C'est avec un peu d'appréhension et du bout des doigts que nous avons ouvert ce bouquin car la période Beat génération, contre-culture américaine, avec ses expérimentations furieuses et très souvent foireuses nous ont depuis lassées et c'est avec surprise que nous avons découvert un livre très sensible et surtout très accessible (ouf).
Dès les premières pages avec toutefois un petit temps d'adaptation plus long que d'ordinaire, on comprend que
Richard Brautigan ne nous sert pas de « truites »*
Adoncques (sic) le poète morbide déroule toute une litanie de micro-récits ou micro-nouvelles très fugaces, toutes plus originales les unes que les autres . Il y en a pour tous les goûts mais, toutes baignent dans une douce folie délicate: des coquettes, raisonnables, sensées, sensibles, morbides, loufoques, poétiques, américaines, nipponophiles pleines de douceurs et bien d'autres.
On ne sens pas, de la part l'auteur, la volonté d'être original à tout prix mais une nonchalance et naïveté dans ses pensées et observations qui sont données à voir telles quelles et qui semblent sorties dont on ne sait où.

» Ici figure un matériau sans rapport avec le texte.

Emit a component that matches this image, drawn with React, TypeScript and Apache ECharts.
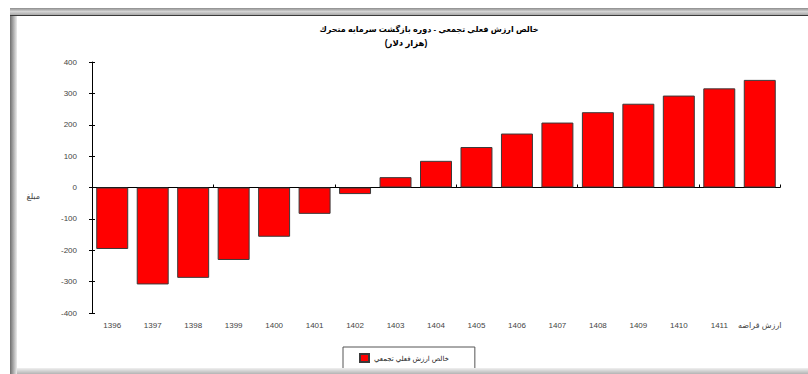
import { useEffect, useRef } from "react";
import * as echarts from "echarts";

const categories = [
  "1396", "1397", "1398", "1399", "1400", "1401", "1402", "1403", "1404",
  "1405", "1406", "1407", "1408", "1409", "1410", "1411", "ارزش قراضه",
];
const values = [-196, -309, -288, -231, -157, -84, -21, 33, 85, 129, 172, 207, 240, 267, 293, 316, 343];
const yMin = -400;
const yMax = 400;
const yInterval = 100;
const titleLine1 = "خالص ارزش فعلي تجمعي - دوره بازگشت سرمايه متحرك";
const titleLine2 = "(هزار دلار)";
const seriesName = "خالص ارزش فعلي تجمعي";
const yAxisName = "مبلغ";

const FONT = "'Liberation Sans', 'DejaVu Sans', Arial, sans-serif";

export default function App() {
  const ref = useRef<HTMLDivElement>(null);
  useEffect(() => {
    if (!ref.current) return;
    const chart = echarts.init(ref.current, undefined, { renderer: "svg" });
    const option = {
      animation: false,
      backgroundColor: "#ffffff",
      textStyle: { fontFamily: FONT },
      graphic: [
        {
          type: "rect",
          z: 100,
          shape: { x: 10, y: 8, width: 798, height: 7 },
          style: {
            fill: new echarts.graphic.LinearGradient(0, 0, 0, 1, [
              { offset: 0, color: "#8c8c8c" },
              { offset: 0.5, color: "#d4d4d4" },
              { offset: 1, color: "#a8a8a8" },
            ]),
          },
        },
        {
          type: "rect",
          z: 100,
          shape: { x: 10, y: 15, width: 798, height: 1 },
          style: { fill: "#3a3a3a" },
        },
        {
          type: "rect",
          z: 100,
          shape: { x: 10, y: 16, width: 7, height: 358 },
          style: {
            fill: new echarts.graphic.LinearGradient(0, 0, 1, 0, [
              { offset: 0, color: "#6e6e6e" },
              { offset: 0.4, color: "#a0a0a0" },
              { offset: 1, color: "#ececec" },
            ]),
          },
        },
        {
          type: "rect",
          z: 100,
          shape: { x: 17, y: 368, width: 791, height: 6 },
          style: {
            fill: new echarts.graphic.LinearGradient(0, 0, 0, 1, [
              { offset: 0, color: "#f0f0f0" },
              { offset: 1, color: "#b4b4b4" },
            ]),
          },
        },
        {
          type: "text",
          z: 100,
          style: {
            text: titleLine1,
            x: 429,
            y: 29,
            textAlign: "center",
            textVerticalAlign: "middle",
            font: `bold 8px ${FONT}`,
            fill: "#000",
          },
        },
        {
          type: "text",
          z: 100,
          style: {
            text: titleLine2,
            x: 406,
            y: 43,
            textAlign: "center",
            textVerticalAlign: "middle",
            font: `bold 8.5px ${FONT}`,
            fill: "#000",
          },
        },
      ],
      grid: { left: 92, right: 28, top: 62, bottom: 61, containLabel: false, outerBoundsMode: "none" },
      legend: {
        data: [seriesName],
        left: 343,
        top: 347,
        icon: "rect",
        itemWidth: 9,
        itemHeight: 8,
        borderColor: "#555",
        borderWidth: 1,
        padding: [6, 26, 6, 16],
        textStyle: { fontSize: 7, color: "#222", fontFamily: FONT },
      },
      xAxis: [
        {
          type: "category",
          data: categories,
          position: "bottom",
          axisLine: { show: false, onZero: false },
          axisTick: { show: false },
          axisLabel: { show: true, interval: 0, margin: 8, fontSize: 8, color: "#444", fontFamily: FONT },
          splitLine: { show: false },
        },
        {
          type: "category",
          data: categories,
          position: "top",
          axisLine: { show: true, onZero: true, lineStyle: { color: "#000", width: 1 } },
          axisTick: { show: true, length: 3, lineStyle: { color: "#000" } },
          axisLabel: { show: false },
          splitLine: { show: false },
        },
      ],
      yAxis: [
        {
          type: "value",
          min: yMin,
          max: yMax,
          interval: yInterval,
          position: "left",
          name: yAxisName,
          nameLocation: "middle",
          nameRotate: 0,
          nameGap: 52,
          nameTextStyle: { fontSize: 8, color: "#444", verticalAlign: "top", padding: [5, 0, 0, 0], fontFamily: FONT },
          axisLine: { show: true, lineStyle: { color: "#000", width: 1 } },
          axisTick: { show: true, length: 3, lineStyle: { color: "#000" } },
          axisLabel: { fontSize: 8, color: "#444", margin: 15, fontFamily: FONT },
          splitLine: { show: false },
        },
        {
          type: "value",
          min: yMin,
          max: yMax,
          interval: yInterval,
          position: "right",
          offset: -688,
          axisLine: { show: false },
          axisTick: { show: true, length: 3, lineStyle: { color: "#000" } },
          axisLabel: { show: false },
          splitLine: { show: false },
        },
      ],
      series: [
        {
          name: seriesName,
          type: "bar",
          data: values,
          barCategoryGap: "21%",
          itemStyle: { color: "#ff0000", borderColor: "#3a3a3a", borderWidth: 1 },
        },
      ],
    };
    chart.setOption(option as any);
    return () => chart.dispose();
  }, []);
  return (
    <div
      ref={ref}
      style={{ position: "absolute", left: 0, top: 0, width: 808, height: 374, background: "#fff" }}
    />
  );
}
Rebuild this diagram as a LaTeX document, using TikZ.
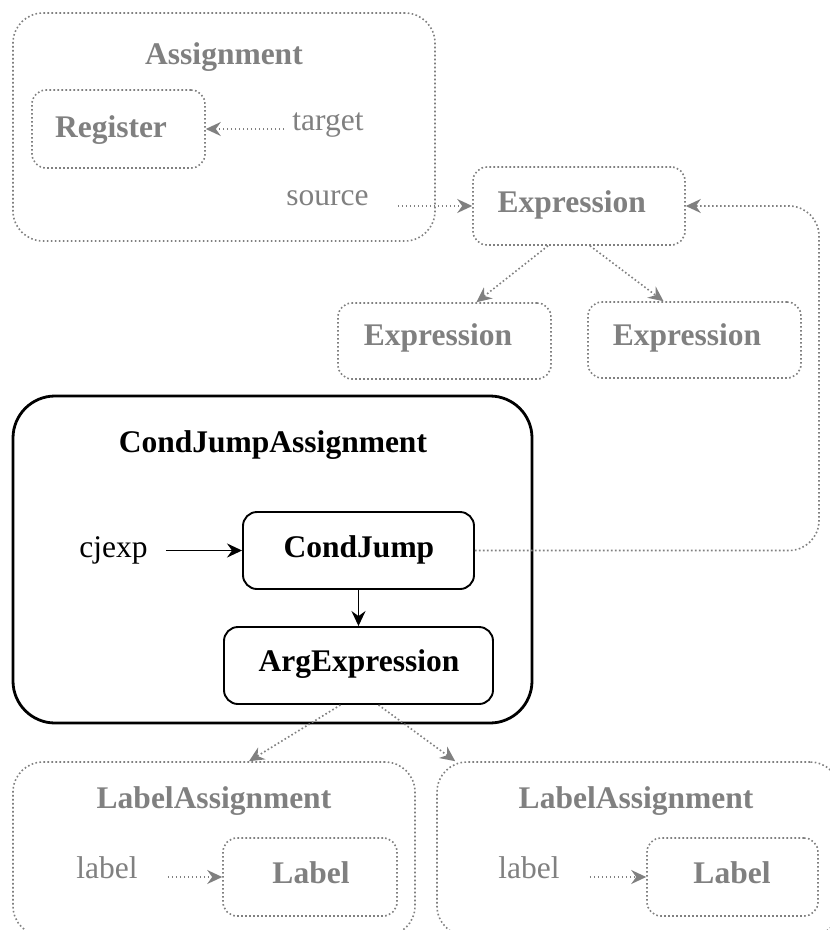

En fait véritables « brefs » d'un pape de la contre-culture, de plus original et marginal au sein même de ce mouvement, de San Francisco
Pourtant derrière cette apparente décontraction on remarque un véritable travail d'auteur du bien ciselé surtout dans les chutes de ces micro-récits . de l'art froid avec effets manifestes
Brautigan nous présente donc un livre sous forme mezzés un peu de tzatzíki, de chich taouk, de batata harra qui constitue ici, non pas une entrée apéritive mais le plat principal tout au long duquel on va picorer insouciamment avec beaucoup de gourmandise et de dilettantisme .
Tout n'est pas parfait mais sur l'ensemble nous avons apprécié l'évanescence, et néanmoins une belle profondeur, de ces micro-nouvelles, petites météorites, qui se suivent sans se ressembler la dernière lue effaçant irrémédiablement celle d'avant comme les vagues. Après ce moment de grâce on a du mal a se sortir de la torpeur dans la quelle il nous a plongé et on se demande si on n'a pas rêvé. On comprend mieux du coup l'intérêt d'un T.B. Reverdy qui nous avait gavé de Brautigan dans son bouquin «les évaporés»
Bien il ne nous reste plus qu'à lire «
La pêche à la truite en Amérique » en espérant que cela soit un bon cru.
* «truites» dessins avec un poisson sur de petits bouts de papier, signés par Brautigan pour payer les créanciers accommodants.